Yes. While impact evaluation historically required expensive consultants and large datasets, AI-native platforms have made rigorous evaluation accessible to organizations of all sizes. Sopact Sense provides enterprise-grade data architecture — persistent IDs, linked surveys, automated qualitative analysis — at flat pricing with unlimited users. The key is starting with clean data collection and building evaluation capacity incrementally.
A counterfactual is the estimate of what would have happened to program participants if they had not received the intervention. It is the foundation of causal claims in impact evaluation.
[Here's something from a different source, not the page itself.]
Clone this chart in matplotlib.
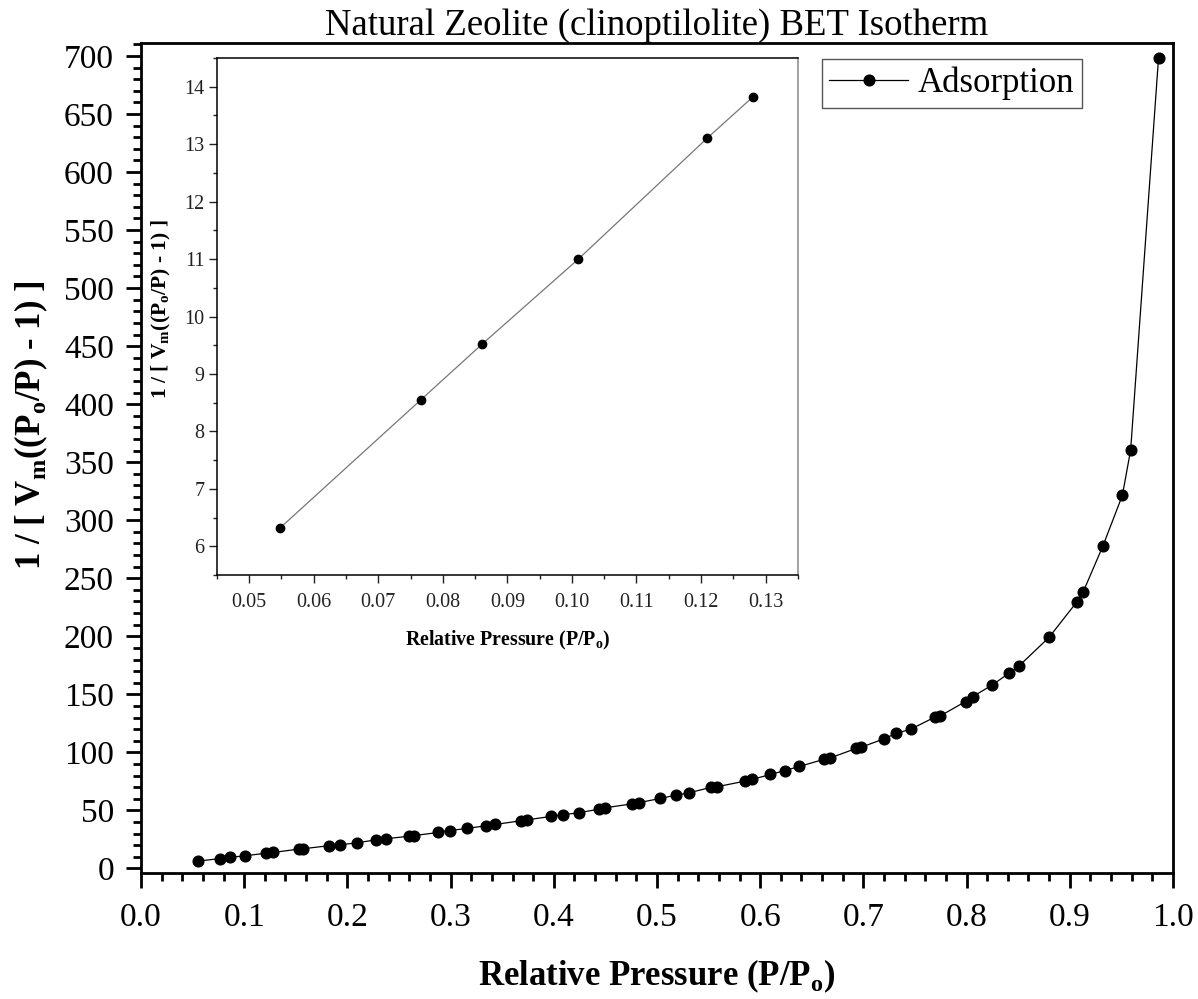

Counterfactuals can be established through randomized control groups, matched comparison groups, or statistical modeling — but they cannot be observed directly, which is why impact evaluation methods exist to approximate them as credibly as possible.
AI improves impact evaluation in three ways: it automates qualitative data analysis (coding open-ended responses, extracting themes, scoring documents), it enables real-time analysis instead of batch processing, and it links qualitative and quantitative data into unified evidence packs. Platforms like Sopact Sense use AI to process mixed-method data continuously, reducing evaluation timelines from months to days while maintaining analytical rigor.
An impact evaluation framework is a structured plan specifying what outcomes to measure, what comparison group to use, what data to collect, and how to analyze results to establish causation. Common frameworks include theory of change, logic models, OECD-DAC criteria, and the IMP five dimensions. The most effective frameworks in 2026 include data architecture planning — specifying how participant records will be linked across collection instruments.
Strong impact evaluation questions follow the pattern: "To what extent did [program] cause [specific outcome] for [population] compared to [comparison group]?" Examples include: "Did the literacy program increase reading scores by more than 10 percentile points compared to matched schools?" and "Did accelerator participation increase follow-on funding rates for startups compared to comparable non-participants within 24 months?"